The Tennessee Supreme Court recently explained that a tampering-with-evidence conviction may not be upheld if the evidence was not permanently altered or destroyed and its concealment delayed minimally, if at all, the officers’ discovery of it:
In drug cases, for example, convictions for tampering by concealment have been upheld when a defendant swallows drugs and when a defendant flushes drugs down a toilet as police approach and the drugs are recovered. One defendant’s conviction was upheld when he tossed the drugs out of his moving vehicle, kept driving for a half mile, and the drugs were never found. Another defendant’s conviction was upheld when he tried to hide his drugs in one pocket of a billiards table.
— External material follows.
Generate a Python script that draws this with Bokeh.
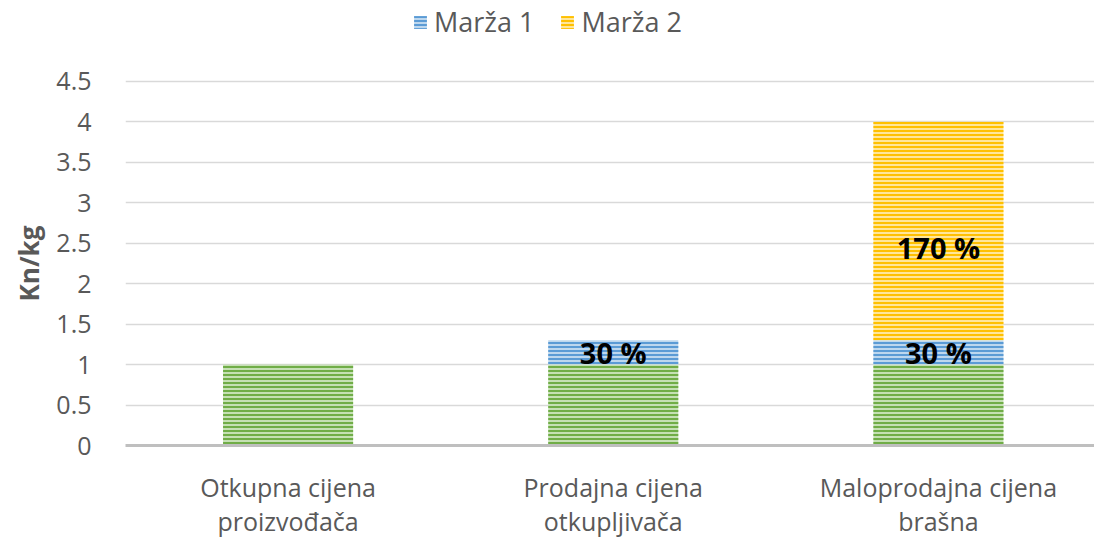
from bokeh.plotting import figure
from bokeh.models import Range1d, Legend, LegendItem, FixedTicker, ColumnDataSource
from bokeh.core.properties import value
from bokeh.embed import file_html
from bokeh.resources import INLINE

categories = ["Otkupna cijena\nproizvođača", "Prodajna cijena\notkupljivača", "Maloprodajna cijena\nbrašna"]
cijena = [1.0, 1.0, 1.0]
marza1 = [0.0, 0.3, 0.3]
marza2 = [0.0, 0.0, 2.7]
marza1_labels = ["", "30 %", "30 %"]
marza2_labels = ["", "", "170 %"]
y_ticks = [0, 0.5, 1, 1.5, 2, 2.5, 3, 3.5, 4, 4.5]
y_title = "Kn/kg"

FONT = "Open Sans"
TXT = "#595959"

xs = [i + 0.5 for i in range(len(categories))]
b1 = cijena
t1 = [c + m for c, m in zip(cijena, marza1)]
t2 = [a + m for a, m in zip(t1, marza2)]

# the frame extends to the top of the canvas so the legend above the grid stays visible
p = figure(width=1094, height=540, output_backend="svg", toolbar_location=None,
           x_range=Range1d(0, 2.98), y_range=Range1d(0, 5.5),
           min_border_left=125, min_border_right=0, min_border_top=0, min_border_bottom=94)
p.outline_line_color = None

green = p.vbar(x=xs, bottom=0, top=cijena, width=0.4, fill_color="#C5E0B4", line_color=None,
               hatch_pattern="horizontal_line", hatch_color="#70AD47", hatch_scale=4, hatch_weight=2)
src1 = ColumnDataSource(dict(x=[x for x, m in zip(xs, marza1) if m > 0],
                             b=[b for b, m in zip(b1, marza1) if m > 0],
                             t=[t for t, m in zip(t1, marza1) if m > 0]))
blue = p.vbar(x="x", bottom="b", top="t", source=src1, width=0.4, fill_color="#BDD7EE", line_color=None,
              hatch_pattern="horizontal_line", hatch_color="#5B9BD5", hatch_scale=4, hatch_weight=2)
src2 = ColumnDataSource(dict(x=[x for x, m in zip(xs, marza2) if m > 0],
                             b=[b for b, m in zip(t1, marza2) if m > 0],
                             t=[t for t, m in zip(t2, marza2) if m > 0]))
gold = p.vbar(x="x", bottom="b", top="t", source=src2, width=0.4, fill_color="#FFE699", line_color=None,
              hatch_pattern="horizontal_line", hatch_color="#FFC000", hatch_scale=4, hatch_weight=2)

# data labels
l1 = ColumnDataSource(dict(x=xs, y=[(a + b) / 2 for a, b in zip(b1, t1)], t=marza1_labels))
p.text(x="x", y="y", text="t", source=l1, text_align="center", text_baseline="middle",
       text_font=value(FONT), text_font_style="bold", text_font_size="29px", text_color="black")
l2 = ColumnDataSource(dict(x=xs, y=[(a + b) / 2 for a, b in zip(t1, t2)], t=marza2_labels))
p.text(x="x", y="y", text="t", source=l2, text_align="center", text_baseline="middle", y_offset=16,
       text_font=value(FONT), text_font_style="bold", text_font_size="29px", text_color="black")

# axes
p.xaxis.ticker = FixedTicker(ticks=xs)
p.xaxis.major_label_overrides = {x: c for x, c in zip(xs, categories)}
p.xaxis.major_tick_line_color = None
p.xaxis.minor_tick_line_color = None
p.xaxis.axis_line_color = "#BFBFBF"
p.xaxis.axis_line_width = 3
p.xaxis.major_label_standoff = 18
p.xaxis.major_label_text_font = FONT
p.xaxis.major_label_text_font_size = "25px"
p.xaxis.major_label_text_line_height = 1.0
p.xaxis.major_label_text_color = TXT

p.yaxis.ticker = FixedTicker(ticks=y_ticks)
p.yaxis.major_label_overrides = {t: ("%g" % t) for t in y_ticks}
p.yaxis.axis_line_color = None
p.yaxis.major_tick_line_color = None
p.yaxis.minor_tick_line_color = None
p.yaxis.major_label_standoff = 28
p.yaxis.major_label_text_font = FONT
p.yaxis.major_label_text_font_size = "25px"
p.yaxis.major_label_text_color = TXT
# non-breaking spaces push the rotated title down to the middle of the gridded area
p.yaxis.axis_label = y_title + "\u00a0" * 12
p.yaxis.axis_label_text_font = FONT
p.yaxis.axis_label_text_font_style = "bold"
p.yaxis.axis_label_text_font_size = "26px"
p.yaxis.axis_label_text_color = TXT
p.yaxis.axis_label_standoff = 6

p.xgrid.grid_line_color = None
p.ygrid.grid_line_color = "#D9D9D9"
p.ygrid.grid_line_width = 1.5

legend = Legend(items=[LegendItem(label="Marža 1", renderers=[blue]),
                       LegendItem(label="Marža 2", renderers=[gold])],
                location=(287, 405), orientation="horizontal",
                border_line_color=None, background_fill_alpha=0,
                padding=0, margin=0, spacing=25, glyph_width=16, glyph_height=16,
                label_text_font=FONT, label_text_font_size="27px", label_text_color=TXT,
                label_standoff=6)
p.add_layout(legend, "center")

open("out.html", "w").write(file_html(p, INLINE))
Conversely, in other drug cases involving alleged concealment, courts have found mere abandonment when a defendant hides drugs in his socks or in his pocket, tosses drugs onto the roof of a garage while being pursued, drops drugs off a roof in view of police, or throws drug evidence over a wooden privacy fence while officers are in pursuit. Dropping a marijuana cigarette into a sewer is mere abandonment, but dropping soluble drugs down a sewer drain could make them irretrievable and could support a tampering conviction. Hiding drugs in one’s mouth without successfully swallowing them also may not constitute tampering.
For these reasons, I agree with those courts holding that, with regard to possessory offenses, the tampering-with-evidence statute applies only to
(A) completed crimes in which the evidence is permanently destroyed, altered, or concealed. For example, if a defendant swallows the purported contraband, he has destroyed its usefulness as evidence; because the evidence is gone, the defendant cannot be convicted of the drug offense, but he can be convicted of tampering with evidence; OR
(B) The attempted destruction, alteration, or concealment has materially impeded the officer’s investigation. For example, if the defendant tosses bags of cocaine down the toilet and flushes it, but the police are able to disconnect the plumbing and retrieve the soggy, but identifiable baggies, the defendant’s act of concealment was unsuccessful, but it materially impeded the officers.
I respectfully dissent to turning this Class C misdemeanor into a state-jail felony merely because appellant tried to abandon his crack pipe by exposing it to the officers’ view, not concealing from their view.